• Directions: Give again, verbatim, the lines between the line that contains "Give me the D3.js source for this chart." and the line that contains "93.65, 94.15, 94.2];", counting both ends. Pictures are excluded from the copy.

• Records provided:
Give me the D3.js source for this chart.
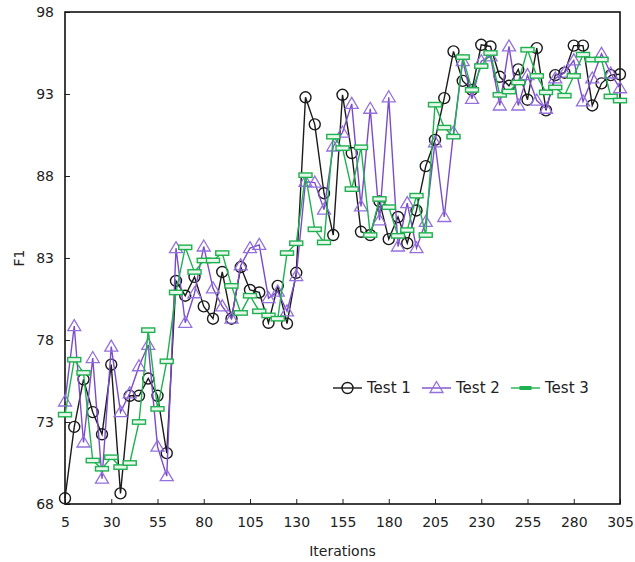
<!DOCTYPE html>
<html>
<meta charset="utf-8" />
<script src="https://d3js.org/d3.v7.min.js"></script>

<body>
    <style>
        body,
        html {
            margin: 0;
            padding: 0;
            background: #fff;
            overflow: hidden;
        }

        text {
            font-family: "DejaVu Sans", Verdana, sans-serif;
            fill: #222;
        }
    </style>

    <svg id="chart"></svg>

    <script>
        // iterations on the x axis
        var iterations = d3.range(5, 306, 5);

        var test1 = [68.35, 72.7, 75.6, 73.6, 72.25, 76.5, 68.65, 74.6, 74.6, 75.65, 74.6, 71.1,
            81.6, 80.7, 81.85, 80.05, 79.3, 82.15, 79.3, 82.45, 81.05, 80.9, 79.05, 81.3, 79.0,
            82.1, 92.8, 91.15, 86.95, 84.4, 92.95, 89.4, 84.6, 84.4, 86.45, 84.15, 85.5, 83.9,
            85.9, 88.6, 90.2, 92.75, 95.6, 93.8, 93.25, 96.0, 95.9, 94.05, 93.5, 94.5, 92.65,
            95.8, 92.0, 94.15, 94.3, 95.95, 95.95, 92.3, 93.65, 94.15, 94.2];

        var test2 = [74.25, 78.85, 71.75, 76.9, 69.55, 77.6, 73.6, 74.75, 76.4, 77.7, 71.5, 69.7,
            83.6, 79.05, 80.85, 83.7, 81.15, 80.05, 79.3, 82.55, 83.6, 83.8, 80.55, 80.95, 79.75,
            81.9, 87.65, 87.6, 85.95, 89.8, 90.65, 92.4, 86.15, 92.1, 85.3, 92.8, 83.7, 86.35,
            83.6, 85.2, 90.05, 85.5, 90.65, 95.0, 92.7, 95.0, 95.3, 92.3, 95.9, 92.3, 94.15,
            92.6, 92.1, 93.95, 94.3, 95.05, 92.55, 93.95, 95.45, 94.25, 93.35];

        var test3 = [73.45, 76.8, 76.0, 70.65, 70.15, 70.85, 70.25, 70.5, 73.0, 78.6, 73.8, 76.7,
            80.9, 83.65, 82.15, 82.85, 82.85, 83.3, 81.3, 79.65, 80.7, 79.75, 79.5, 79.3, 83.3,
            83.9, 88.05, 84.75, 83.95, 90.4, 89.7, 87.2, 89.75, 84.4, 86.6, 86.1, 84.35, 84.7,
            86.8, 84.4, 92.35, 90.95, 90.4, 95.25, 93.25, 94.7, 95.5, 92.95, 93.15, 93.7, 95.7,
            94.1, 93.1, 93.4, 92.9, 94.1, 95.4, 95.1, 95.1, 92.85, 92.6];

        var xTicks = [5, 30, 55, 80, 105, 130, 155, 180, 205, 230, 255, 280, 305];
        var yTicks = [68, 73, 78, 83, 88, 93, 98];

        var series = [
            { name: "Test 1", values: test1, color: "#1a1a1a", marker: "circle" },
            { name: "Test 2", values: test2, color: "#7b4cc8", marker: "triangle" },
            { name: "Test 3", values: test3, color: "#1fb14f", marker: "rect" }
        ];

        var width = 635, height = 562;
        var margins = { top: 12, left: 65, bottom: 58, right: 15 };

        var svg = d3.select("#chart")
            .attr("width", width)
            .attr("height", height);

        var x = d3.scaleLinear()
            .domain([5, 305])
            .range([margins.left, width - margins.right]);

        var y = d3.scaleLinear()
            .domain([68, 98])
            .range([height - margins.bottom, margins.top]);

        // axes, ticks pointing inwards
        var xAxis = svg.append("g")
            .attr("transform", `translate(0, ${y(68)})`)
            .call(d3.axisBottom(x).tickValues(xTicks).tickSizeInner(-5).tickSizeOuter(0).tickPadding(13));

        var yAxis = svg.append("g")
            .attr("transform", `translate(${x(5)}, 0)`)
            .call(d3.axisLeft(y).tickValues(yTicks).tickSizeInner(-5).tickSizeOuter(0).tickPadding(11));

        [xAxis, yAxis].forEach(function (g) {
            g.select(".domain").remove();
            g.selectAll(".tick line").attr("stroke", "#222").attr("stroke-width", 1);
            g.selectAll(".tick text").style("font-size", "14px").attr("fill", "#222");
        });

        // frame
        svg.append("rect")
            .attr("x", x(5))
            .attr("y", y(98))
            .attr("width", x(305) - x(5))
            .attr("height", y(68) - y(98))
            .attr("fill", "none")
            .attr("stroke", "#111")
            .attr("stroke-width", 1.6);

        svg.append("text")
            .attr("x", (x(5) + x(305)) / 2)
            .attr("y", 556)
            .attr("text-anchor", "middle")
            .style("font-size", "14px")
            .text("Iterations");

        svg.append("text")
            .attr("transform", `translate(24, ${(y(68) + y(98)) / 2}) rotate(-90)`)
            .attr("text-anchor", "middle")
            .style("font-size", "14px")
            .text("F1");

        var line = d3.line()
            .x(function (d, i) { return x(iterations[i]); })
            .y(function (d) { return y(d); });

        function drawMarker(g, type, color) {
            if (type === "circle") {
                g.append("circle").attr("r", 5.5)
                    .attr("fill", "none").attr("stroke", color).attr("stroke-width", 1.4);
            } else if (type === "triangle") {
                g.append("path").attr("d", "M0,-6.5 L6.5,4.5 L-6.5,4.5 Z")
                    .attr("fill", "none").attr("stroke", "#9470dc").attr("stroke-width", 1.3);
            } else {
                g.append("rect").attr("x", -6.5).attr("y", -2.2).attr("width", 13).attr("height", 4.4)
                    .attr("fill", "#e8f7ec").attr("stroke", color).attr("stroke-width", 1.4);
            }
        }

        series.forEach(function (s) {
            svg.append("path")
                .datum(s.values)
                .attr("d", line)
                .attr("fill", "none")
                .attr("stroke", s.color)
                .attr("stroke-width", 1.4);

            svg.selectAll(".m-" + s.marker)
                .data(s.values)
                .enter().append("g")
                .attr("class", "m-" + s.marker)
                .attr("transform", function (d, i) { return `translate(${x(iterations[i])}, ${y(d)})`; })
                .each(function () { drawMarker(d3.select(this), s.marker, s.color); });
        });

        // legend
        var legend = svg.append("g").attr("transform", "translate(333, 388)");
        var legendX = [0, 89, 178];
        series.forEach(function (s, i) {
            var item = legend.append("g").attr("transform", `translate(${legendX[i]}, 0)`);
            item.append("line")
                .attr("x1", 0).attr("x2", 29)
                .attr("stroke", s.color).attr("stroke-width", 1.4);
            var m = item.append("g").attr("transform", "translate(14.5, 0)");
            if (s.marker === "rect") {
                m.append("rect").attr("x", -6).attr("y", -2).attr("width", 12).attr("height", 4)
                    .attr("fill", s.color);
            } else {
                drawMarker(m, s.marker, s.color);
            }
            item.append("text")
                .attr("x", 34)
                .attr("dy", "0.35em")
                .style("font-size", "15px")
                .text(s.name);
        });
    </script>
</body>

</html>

* * *

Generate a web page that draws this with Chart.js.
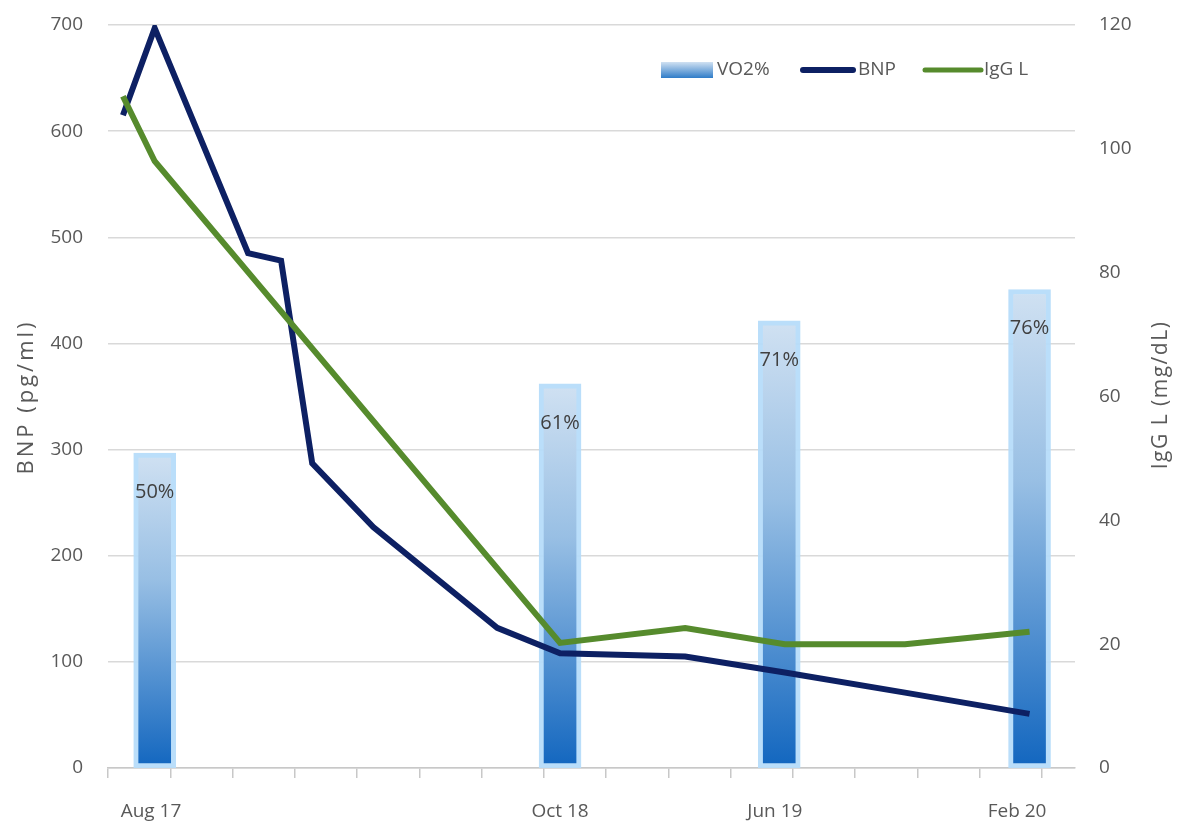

• Solution:
Give me the D3.js source for this chart.
<!DOCTYPE html>
<html>
<meta charset="utf-8" />
<script src="https://d3js.org/d3.v7.min.js"></script>

<body>
    <style>
        body,
        html {
            margin: 0;
            padding: 0;
            background: #fff;
            overflow: hidden;
        }

        text {
            font-family: "DejaVu Sans", Verdana, sans-serif;
            fill: #222;
        }
    </style>

    <svg id="chart"></svg>

    <script>
        // iterations on the x axis
        var iterations = d3.range(5, 306, 5);

        var test1 = [68.35, 72.7, 75.6, 73.6, 72.25, 76.5, 68.65, 74.6, 74.6, 75.65, 74.6, 71.1,
            81.6, 80.7, 81.85, 80.05, 79.3, 82.15, 79.3, 82.45, 81.05, 80.9, 79.05, 81.3, 79.0,
            82.1, 92.8, 91.15, 86.95, 84.4, 92.95, 89.4, 84.6, 84.4, 86.45, 84.15, 85.5, 83.9,
            85.9, 88.6, 90.2, 92.75, 95.6, 93.8, 93.25, 96.0, 95.9, 94.05, 93.5, 94.5, 92.65,
            95.8, 92.0, 94.15, 94.3, 95.95, 95.95, 92.3, 93.65, 94.15, 94.2];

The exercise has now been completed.